What needs to be done: Using the records below, copy exactly the part that opens with the line holding "Write a LaTeX" and closes with the line holding "box] (ind) at", minus the pictures.

Input material:
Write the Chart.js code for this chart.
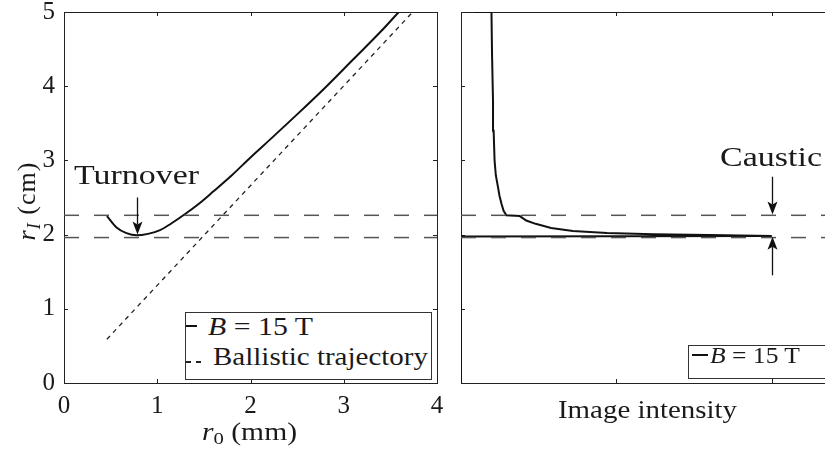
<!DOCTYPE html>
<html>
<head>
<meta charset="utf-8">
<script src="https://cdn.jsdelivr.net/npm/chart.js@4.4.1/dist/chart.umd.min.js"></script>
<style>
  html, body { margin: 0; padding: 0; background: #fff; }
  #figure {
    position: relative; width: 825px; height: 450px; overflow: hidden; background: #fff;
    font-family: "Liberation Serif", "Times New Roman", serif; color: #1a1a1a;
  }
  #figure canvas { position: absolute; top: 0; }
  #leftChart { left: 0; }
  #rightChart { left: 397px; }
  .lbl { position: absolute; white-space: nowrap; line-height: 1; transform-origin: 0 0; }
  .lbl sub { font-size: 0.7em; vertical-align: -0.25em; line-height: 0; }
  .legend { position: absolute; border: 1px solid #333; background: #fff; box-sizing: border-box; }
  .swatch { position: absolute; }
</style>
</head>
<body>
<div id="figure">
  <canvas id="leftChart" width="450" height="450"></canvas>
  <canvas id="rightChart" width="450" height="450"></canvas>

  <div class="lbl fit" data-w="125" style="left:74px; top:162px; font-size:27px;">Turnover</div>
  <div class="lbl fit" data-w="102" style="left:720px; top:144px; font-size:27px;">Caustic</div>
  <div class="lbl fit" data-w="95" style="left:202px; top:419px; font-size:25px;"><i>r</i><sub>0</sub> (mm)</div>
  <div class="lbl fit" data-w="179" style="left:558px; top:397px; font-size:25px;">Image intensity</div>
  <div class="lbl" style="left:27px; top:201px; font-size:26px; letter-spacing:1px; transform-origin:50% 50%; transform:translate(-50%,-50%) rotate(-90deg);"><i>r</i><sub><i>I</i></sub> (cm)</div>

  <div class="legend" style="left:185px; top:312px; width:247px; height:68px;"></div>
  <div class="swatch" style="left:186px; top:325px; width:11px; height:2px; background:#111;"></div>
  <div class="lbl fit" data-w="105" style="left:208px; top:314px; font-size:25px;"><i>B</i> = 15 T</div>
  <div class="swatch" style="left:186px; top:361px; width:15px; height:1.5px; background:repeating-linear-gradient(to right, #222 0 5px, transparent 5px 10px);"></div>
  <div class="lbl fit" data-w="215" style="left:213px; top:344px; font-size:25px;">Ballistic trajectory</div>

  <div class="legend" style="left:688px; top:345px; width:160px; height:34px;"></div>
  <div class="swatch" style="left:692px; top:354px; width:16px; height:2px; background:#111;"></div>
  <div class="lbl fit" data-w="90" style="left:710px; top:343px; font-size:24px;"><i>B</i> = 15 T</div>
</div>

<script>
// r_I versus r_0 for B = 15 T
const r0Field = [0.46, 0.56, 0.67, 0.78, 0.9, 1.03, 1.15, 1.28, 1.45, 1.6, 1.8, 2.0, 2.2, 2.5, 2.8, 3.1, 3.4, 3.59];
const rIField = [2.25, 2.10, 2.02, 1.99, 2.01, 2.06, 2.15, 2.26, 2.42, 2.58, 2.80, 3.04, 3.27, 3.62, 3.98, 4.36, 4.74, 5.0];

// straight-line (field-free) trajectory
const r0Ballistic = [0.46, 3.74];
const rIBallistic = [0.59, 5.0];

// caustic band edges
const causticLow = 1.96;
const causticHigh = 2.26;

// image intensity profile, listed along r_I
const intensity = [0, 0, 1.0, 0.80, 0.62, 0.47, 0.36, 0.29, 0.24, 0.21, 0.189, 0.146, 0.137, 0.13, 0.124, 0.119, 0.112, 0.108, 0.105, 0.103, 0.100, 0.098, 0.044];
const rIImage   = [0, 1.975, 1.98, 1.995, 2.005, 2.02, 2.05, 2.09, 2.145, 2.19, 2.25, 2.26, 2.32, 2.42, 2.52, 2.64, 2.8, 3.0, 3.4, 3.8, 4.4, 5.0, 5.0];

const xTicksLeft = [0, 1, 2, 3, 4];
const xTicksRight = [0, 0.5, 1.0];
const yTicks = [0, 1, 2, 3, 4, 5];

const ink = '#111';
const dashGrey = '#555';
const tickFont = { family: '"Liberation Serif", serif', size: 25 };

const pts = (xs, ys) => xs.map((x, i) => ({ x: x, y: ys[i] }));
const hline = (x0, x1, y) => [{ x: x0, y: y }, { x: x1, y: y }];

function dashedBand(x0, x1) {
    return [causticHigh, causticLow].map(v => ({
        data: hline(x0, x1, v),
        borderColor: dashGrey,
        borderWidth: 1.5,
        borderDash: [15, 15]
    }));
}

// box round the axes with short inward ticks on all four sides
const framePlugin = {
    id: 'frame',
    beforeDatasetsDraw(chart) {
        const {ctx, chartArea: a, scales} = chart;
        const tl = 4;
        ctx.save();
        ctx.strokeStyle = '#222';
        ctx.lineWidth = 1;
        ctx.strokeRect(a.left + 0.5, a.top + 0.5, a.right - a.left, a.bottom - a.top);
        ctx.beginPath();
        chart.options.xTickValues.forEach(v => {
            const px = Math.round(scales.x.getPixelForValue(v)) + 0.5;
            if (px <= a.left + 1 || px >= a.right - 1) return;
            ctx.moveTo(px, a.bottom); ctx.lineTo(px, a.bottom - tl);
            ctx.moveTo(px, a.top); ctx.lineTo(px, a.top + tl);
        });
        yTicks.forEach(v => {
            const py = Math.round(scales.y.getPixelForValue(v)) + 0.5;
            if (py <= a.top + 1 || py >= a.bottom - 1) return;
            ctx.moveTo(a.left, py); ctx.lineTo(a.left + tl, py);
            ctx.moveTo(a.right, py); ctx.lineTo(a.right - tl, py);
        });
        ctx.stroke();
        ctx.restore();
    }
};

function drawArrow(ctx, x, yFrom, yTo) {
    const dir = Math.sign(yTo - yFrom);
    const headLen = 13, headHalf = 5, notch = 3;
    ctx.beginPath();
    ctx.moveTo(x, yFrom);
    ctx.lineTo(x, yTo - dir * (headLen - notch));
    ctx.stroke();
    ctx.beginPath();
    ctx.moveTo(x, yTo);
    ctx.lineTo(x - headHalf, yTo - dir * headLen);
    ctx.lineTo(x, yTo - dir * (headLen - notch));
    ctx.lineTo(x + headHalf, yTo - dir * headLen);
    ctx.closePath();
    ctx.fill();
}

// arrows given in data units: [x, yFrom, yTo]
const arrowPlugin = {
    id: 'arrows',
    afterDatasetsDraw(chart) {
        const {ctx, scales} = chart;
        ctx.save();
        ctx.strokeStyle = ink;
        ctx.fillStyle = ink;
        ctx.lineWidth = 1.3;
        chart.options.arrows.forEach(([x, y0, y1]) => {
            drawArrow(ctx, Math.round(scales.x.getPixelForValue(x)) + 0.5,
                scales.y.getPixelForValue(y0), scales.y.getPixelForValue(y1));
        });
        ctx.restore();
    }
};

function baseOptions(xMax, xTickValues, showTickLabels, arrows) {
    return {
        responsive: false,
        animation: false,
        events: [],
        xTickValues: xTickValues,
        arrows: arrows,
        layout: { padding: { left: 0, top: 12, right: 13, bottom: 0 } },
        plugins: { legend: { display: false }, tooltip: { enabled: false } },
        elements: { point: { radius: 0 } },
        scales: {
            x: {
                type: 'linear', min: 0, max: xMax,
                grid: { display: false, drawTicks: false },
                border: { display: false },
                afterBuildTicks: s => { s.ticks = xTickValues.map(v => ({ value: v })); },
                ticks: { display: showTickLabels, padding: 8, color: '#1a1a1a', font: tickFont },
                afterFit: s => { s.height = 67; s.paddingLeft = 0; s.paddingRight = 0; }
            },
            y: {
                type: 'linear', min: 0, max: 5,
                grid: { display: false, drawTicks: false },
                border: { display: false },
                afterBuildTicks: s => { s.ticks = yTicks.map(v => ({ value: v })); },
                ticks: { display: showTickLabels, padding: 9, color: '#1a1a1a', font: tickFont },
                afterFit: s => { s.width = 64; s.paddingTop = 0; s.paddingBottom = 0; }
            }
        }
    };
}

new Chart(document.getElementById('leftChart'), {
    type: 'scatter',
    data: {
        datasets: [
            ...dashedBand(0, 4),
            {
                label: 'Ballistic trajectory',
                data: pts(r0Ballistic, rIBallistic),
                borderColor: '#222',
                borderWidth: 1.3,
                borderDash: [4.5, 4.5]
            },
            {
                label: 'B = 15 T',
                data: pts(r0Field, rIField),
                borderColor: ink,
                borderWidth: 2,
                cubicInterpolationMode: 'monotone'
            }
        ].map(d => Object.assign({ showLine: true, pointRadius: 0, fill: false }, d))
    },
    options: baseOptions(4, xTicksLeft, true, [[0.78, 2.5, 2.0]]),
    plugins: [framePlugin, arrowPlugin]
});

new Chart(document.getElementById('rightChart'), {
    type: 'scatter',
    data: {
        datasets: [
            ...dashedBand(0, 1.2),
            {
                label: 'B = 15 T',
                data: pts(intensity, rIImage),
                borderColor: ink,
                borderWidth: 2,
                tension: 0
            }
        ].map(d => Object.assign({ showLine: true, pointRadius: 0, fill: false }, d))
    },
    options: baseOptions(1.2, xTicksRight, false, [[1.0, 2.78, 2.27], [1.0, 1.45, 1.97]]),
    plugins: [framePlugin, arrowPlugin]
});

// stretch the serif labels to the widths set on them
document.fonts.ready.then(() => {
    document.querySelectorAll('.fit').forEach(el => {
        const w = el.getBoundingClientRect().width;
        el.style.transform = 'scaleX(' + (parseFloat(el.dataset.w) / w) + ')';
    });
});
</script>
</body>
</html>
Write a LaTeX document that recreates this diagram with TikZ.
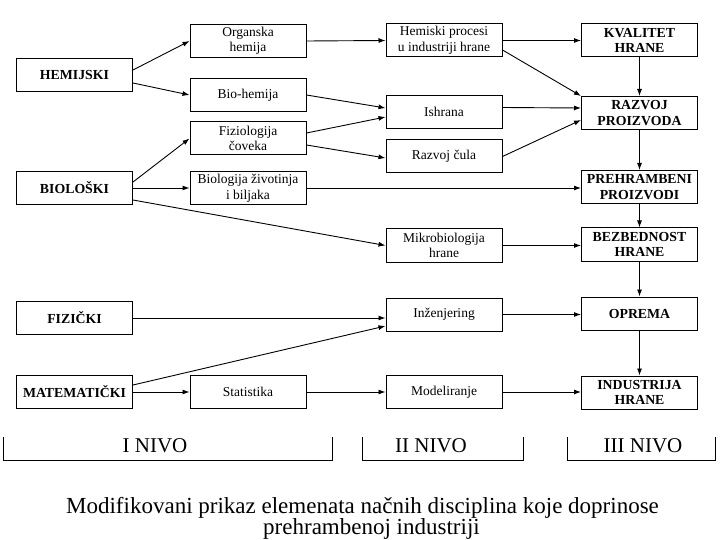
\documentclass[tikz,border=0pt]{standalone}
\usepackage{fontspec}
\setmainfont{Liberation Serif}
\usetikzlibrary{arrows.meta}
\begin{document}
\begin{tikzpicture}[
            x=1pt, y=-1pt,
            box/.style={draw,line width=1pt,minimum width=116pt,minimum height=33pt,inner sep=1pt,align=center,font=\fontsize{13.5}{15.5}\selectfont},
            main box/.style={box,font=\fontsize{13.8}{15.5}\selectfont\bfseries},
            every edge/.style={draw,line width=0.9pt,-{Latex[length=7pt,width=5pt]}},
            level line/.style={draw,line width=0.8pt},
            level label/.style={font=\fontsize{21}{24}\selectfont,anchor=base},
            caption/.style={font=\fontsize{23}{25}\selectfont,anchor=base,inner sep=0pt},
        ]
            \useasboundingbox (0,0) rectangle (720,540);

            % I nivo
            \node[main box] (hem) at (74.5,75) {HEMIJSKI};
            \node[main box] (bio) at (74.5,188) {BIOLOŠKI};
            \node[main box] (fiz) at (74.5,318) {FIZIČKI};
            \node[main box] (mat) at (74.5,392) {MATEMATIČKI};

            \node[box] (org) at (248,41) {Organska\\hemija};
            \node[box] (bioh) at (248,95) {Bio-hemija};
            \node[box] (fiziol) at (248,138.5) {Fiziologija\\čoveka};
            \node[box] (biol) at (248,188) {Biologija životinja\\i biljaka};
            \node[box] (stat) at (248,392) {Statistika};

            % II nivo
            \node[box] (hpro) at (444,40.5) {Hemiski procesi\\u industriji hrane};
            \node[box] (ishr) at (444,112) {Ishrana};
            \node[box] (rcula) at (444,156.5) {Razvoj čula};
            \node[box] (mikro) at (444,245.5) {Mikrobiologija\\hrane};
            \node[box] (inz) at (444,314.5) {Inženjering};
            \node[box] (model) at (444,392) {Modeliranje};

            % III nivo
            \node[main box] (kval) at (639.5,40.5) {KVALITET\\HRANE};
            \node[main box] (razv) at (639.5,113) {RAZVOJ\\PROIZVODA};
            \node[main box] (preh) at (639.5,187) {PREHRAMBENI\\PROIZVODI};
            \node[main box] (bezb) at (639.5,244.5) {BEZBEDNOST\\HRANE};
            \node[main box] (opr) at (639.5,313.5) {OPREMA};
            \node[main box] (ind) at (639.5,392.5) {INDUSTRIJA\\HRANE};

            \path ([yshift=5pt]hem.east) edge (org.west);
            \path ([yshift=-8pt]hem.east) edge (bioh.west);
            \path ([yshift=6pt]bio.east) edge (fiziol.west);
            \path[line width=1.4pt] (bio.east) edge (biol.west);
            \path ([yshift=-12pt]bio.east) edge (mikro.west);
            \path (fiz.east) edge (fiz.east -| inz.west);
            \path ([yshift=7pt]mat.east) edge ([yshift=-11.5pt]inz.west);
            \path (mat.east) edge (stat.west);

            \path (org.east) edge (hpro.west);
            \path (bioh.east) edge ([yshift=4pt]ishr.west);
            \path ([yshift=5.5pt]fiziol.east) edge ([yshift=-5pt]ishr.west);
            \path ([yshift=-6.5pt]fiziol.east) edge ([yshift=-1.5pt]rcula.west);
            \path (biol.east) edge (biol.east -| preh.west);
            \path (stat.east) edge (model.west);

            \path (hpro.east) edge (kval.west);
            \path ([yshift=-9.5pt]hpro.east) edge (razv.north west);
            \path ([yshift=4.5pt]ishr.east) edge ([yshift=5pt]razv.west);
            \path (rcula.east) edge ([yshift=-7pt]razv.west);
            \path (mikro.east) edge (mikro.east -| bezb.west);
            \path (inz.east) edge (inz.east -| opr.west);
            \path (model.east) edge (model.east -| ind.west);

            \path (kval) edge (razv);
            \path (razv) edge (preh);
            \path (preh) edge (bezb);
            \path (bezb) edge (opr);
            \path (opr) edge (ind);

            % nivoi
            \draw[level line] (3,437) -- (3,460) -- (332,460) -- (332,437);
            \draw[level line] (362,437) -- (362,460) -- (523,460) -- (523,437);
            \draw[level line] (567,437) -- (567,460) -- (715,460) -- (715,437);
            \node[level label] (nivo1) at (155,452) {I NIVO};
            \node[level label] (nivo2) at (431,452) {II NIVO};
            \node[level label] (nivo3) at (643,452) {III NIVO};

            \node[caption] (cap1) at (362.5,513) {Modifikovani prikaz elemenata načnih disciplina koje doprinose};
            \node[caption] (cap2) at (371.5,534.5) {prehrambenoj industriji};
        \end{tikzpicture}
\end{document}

Answer to this task:
Write a LaTeX document that recreates this diagram with TikZ.
\documentclass[tikz,border=0pt]{standalone}
\usepackage{fontspec}
\setmainfont{Liberation Serif}
\usetikzlibrary{arrows.meta}
\begin{document}
\begin{tikzpicture}[
            x=1pt, y=-1pt,
            box/.style={draw,line width=1pt,minimum width=116pt,minimum height=33pt,inner sep=1pt,align=center,font=\fontsize{13.5}{15.5}\selectfont},
            main box/.style={box,font=\fontsize{13.8}{15.5}\selectfont\bfseries},
            every edge/.style={draw,line width=0.9pt,-{Latex[length=7pt,width=5pt]}},
            level line/.style={draw,line width=0.8pt},
            level label/.style={font=\fontsize{21}{24}\selectfont,anchor=base},
            caption/.style={font=\fontsize{23}{25}\selectfont,anchor=base,inner sep=0pt},
        ]
            \useasboundingbox (0,0) rectangle (720,540);

            % I nivo
            \node[main box] (hem) at (74.5,75) {HEMIJSKI};
            \node[main box] (bio) at (74.5,188) {BIOLOŠKI};
            \node[main box] (fiz) at (74.5,318) {FIZIČKI};
            \node[main box] (mat) at (74.5,392) {MATEMATIČKI};

            \node[box] (org) at (248,41) {Organska\\hemija};
            \node[box] (bioh) at (248,95) {Bio-hemija};
            \node[box] (fiziol) at (248,138.5) {Fiziologija\\čoveka};
            \node[box] (biol) at (248,188) {Biologija životinja\\i biljaka};
            \node[box] (stat) at (248,392) {Statistika};

            % II nivo
            \node[box] (hpro) at (444,40.5) {Hemiski procesi\\u industriji hrane};
            \node[box] (ishr) at (444,112) {Ishrana};
            \node[box] (rcula) at (444,156.5) {Razvoj čula};
            \node[box] (mikro) at (444,245.5) {Mikrobiologija\\hrane};
            \node[box] (inz) at (444,314.5) {Inženjering};
            \node[box] (model) at (444,392) {Modeliranje};

            % III nivo
            \node[main box] (kval) at (639.5,40.5) {KVALITET\\HRANE};
            \node[main box] (razv) at (639.5,113) {RAZVOJ\\PROIZVODA};
            \node[main box] (preh) at (639.5,187) {PREHRAMBENI\\PROIZVODI};
            \node[main box] (bezb) at (639.5,244.5) {BEZBEDNOST\\HRANE};
            \node[main box] (opr) at (639.5,313.5) {OPREMA};
            \node[main box] (ind) at (639.5,392.5) {INDUSTRIJA\\HRANE};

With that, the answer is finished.